For investors, this announcement is primarily about a proposed restructuring, not about operational progress or near-term value creation. The company is offering a complex transaction that, if completed, will split its U.S. and Canadian assets and give shareholders exposure to a new entity focused on the Mt. Margaret project. However, all resource data is historical and not compliant with current reporting standards, and there is no evidence of funding, permitting, or a path to development. The only tangible outcome in the near term is the potential receipt of Freedom Copper shares, but their value is entirely speculative and contingent on the success of the transaction and future project advancement. The involvement of Alex Morrison as Chair and director of several mining and royalty companies may suggest some industry credibility, but there is no indication of institutional investment or strategic partnership that would materially de-risk the story. To change this assessment, the company would need to disclose a compliant resource estimate, a funded development plan, and clear evidence of regulatory and shareholder approvals. Key metrics to watch in the next period are the outcome of the Q3 2026 shareholder vote, any regulatory filings, and the publication of a NI 43-101 technical report. For now, this is a story to monitor, not to act on: the signal is weak, the risks are high, and the timeline to any real value is long and uncertain. The single most important takeaway is that this is a paper transaction with no demonstrated operational or financial progress—investors should not expect near-term returns.

Announcement summary

(TSXV: CAMB) (OTCQX: CAMVF) Cambria Gold Mines Inc. and ECC Ventures 4 Corp. (TSXV: ECCF.P) announced they have entered into a binding term sheet effective July 6, 2026, for a transaction involving the spin-out of all Cambria's rights and interests in the Mt. Margaret copper and gold porphyry deposit. The Mt. Margaret deposit is located approximately 22 km southwest of Randle, Washington State, and is a calc-alkaline porphyry deposit hosting high-grade copper, gold, and molybdenum mineralization.
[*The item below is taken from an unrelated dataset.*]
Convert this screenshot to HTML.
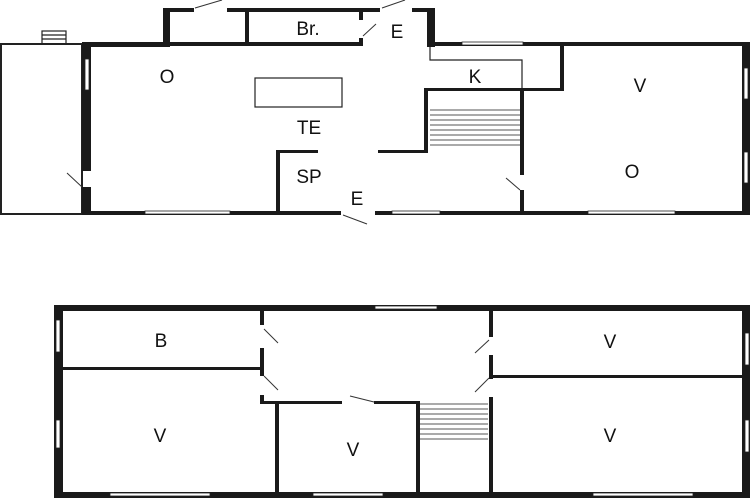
<!DOCTYPE html>
<html><head><style>html,body{margin:0;padding:0;background:#fff}svg{display:block}text{font-family:"Liberation Sans",sans-serif;font-size:19px;fill:#111;text-anchor:middle}</style></head><body>
<svg width="750" height="500" viewBox="0 0 750 500" xmlns="http://www.w3.org/2000/svg">
<rect width="750" height="500" fill="#fff"/>
<g fill="none" stroke="#222" stroke-width="1.2">
<rect x="1" y="44" width="81" height="170" stroke-width="2"/>
<rect x="42" y="31" width="24" height="13"/>
<line x1="42" y1="35" x2="66" y2="35"/><line x1="42" y1="39" x2="66" y2="39"/>
<rect x="255" y="78" width="87" height="29"/>
<polyline points="430,46 430,60 522,60 522,89"/>
</g>
<g stroke="#555" stroke-width="1">
<line x1="430" y1="110" x2="520" y2="110"/><line x1="430" y1="115" x2="520" y2="115"/><line x1="430" y1="120" x2="520" y2="120"/><line x1="430" y1="125" x2="520" y2="125"/><line x1="430" y1="130" x2="520" y2="130"/><line x1="430" y1="135" x2="520" y2="135"/><line x1="430" y1="140" x2="520" y2="140"/><line x1="430" y1="145" x2="520" y2="145"/>
<line x1="420" y1="404" x2="488" y2="404"/><line x1="420" y1="409" x2="488" y2="409"/><line x1="420" y1="414" x2="488" y2="414"/><line x1="420" y1="419" x2="488" y2="419"/><line x1="420" y1="424" x2="488" y2="424"/><line x1="420" y1="429" x2="488" y2="429"/><line x1="420" y1="434" x2="488" y2="434"/><line x1="420" y1="439" x2="488" y2="439"/>
</g>
<g fill="#1a1a1a">
<rect x="82" y="42" width="9" height="129"/><rect x="82" y="187" width="9" height="28"/>
<rect x="82" y="42" width="88" height="5"/>
<rect x="163" y="8" width="7" height="39"/>
<rect x="163" y="8" width="31" height="4"/>
<rect x="227" y="8" width="153" height="4"/>
<rect x="412" y="8" width="23" height="4"/>
<rect x="245" y="8" width="4" height="38"/>
<rect x="163" y="42" width="200" height="4"/>
<rect x="359" y="8" width="4" height="12"/><rect x="359" y="38" width="4" height="8"/>
<rect x="427" y="8" width="8" height="39"/>
<rect x="427" y="42" width="323" height="4"/>
<rect x="742" y="42" width="8" height="173"/>
<rect x="82" y="211" width="259" height="4"/>
<rect x="375" y="211" width="375" height="4"/>
<rect x="276" y="150" width="4" height="63"/>
<rect x="276" y="150" width="42" height="3"/>
<rect x="378" y="150" width="50" height="3"/>
<rect x="424" y="88" width="4" height="65"/>
<rect x="424" y="88" width="140" height="3"/>
<rect x="560" y="44" width="4" height="47"/>
<rect x="520" y="88" width="4" height="87"/><rect x="520" y="190" width="4" height="24"/>
<rect x="54" y="305" width="696" height="6"/>
<rect x="54" y="305" width="9" height="193"/>
<rect x="54" y="492" width="696" height="6"/>
<rect x="742" y="305" width="8" height="193"/>
<rect x="63" y="367" width="199" height="3"/>
<rect x="260" y="311" width="4" height="14"/><rect x="260" y="348" width="4" height="28"/><rect x="260" y="395" width="4" height="9"/>
<rect x="260" y="401" width="82" height="3"/><rect x="374" y="401" width="46" height="3"/>
<rect x="275" y="402" width="4" height="92"/>
<rect x="416" y="402" width="4" height="92"/>
<rect x="489" y="311" width="4" height="26"/><rect x="489" y="355" width="4" height="24"/><rect x="489" y="397" width="4" height="97"/>
<rect x="493" y="375" width="249" height="3"/>
</g>
<g fill="#fff" stroke="#222" stroke-width="0.8">
<rect x="85" y="59" width="4" height="31"/>
<rect x="145" y="211" width="85" height="3"/>
<rect x="392" y="211" width="48" height="3"/>
<rect x="588" y="211" width="87" height="3"/>
<rect x="462" y="42" width="61" height="3"/>
<rect x="744" y="68" width="4" height="31"/><rect x="744" y="152" width="4" height="31"/>
<rect x="375" y="306" width="62" height="3"/>
<rect x="56" y="320" width="4" height="32"/><rect x="56" y="420" width="4" height="28"/>
<rect x="745" y="333" width="4" height="32"/><rect x="745" y="420" width="4" height="32"/>
<rect x="110" y="493" width="100" height="3"/><rect x="313" y="493" width="70" height="3"/><rect x="593" y="493" width="100" height="3"/>
</g>
<g stroke="#333" stroke-width="1">
<line x1="67" y1="173" x2="82" y2="187"/>
<line x1="195" y1="8" x2="222" y2="0"/>
<line x1="382" y1="8" x2="405" y2="0"/>
<line x1="363" y1="36" x2="376" y2="24"/>
<line x1="343" y1="215" x2="367" y2="224"/>
<line x1="506" y1="178" x2="520" y2="190"/>
<line x1="264" y1="329" x2="278" y2="343"/>
<line x1="264" y1="376" x2="278" y2="390"/>
<line x1="475" y1="353" x2="489" y2="340"/>
<line x1="475" y1="392" x2="489" y2="378"/>
<line x1="350" y1="396" x2="374" y2="402"/>
</g>
<text x="167" y="83">O</text>
<text x="309" y="134">TE</text>
<text x="309" y="183">SP</text>
<text x="357" y="205">E</text>
<text x="308" y="35">Br.</text>
<text x="397" y="38">E</text>
<text x="475" y="83">K</text>
<text x="640" y="92">V</text>
<text x="632" y="178">O</text>
<text x="161" y="347">B</text>
<text x="160" y="442">V</text>
<text x="353" y="456">V</text>
<text x="610" y="348">V</text>
<text x="610" y="442">V</text>
</svg>
</body></html>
Duval Corporation completed a historical mineral resource estimate for the Mt. Margaret deposit totaling 577Mt grading 0.36% Cu, 0.24 g/t Au, 0.011% Mo, and 1.58 g/t Ag. The transaction is expected to result in a reverse takeover of ECC4, with ECC4's name to be changed to Freedom Copper Corp., and Cambria to receive 17,849,044 common shares of ECC4, of which 3,575,773 shares (approximately 20%) will be distributed to Cambria shareholders as an expected tax-free return of capital. The common shares of ECC4 will be consolidated on a ratio of 8.5:1, resulting in 754,706 post-Consolidation shares issued and outstanding. The arrangement will require approval by way of a special resolution (66.67%) of Cambria shareholders at a special meeting expected to be held in Q3 2026. The company projects that Freedom Copper will operate as a reporting issuer in Alberta and British Columbia and will focus on advancing the Mt. Margaret Project.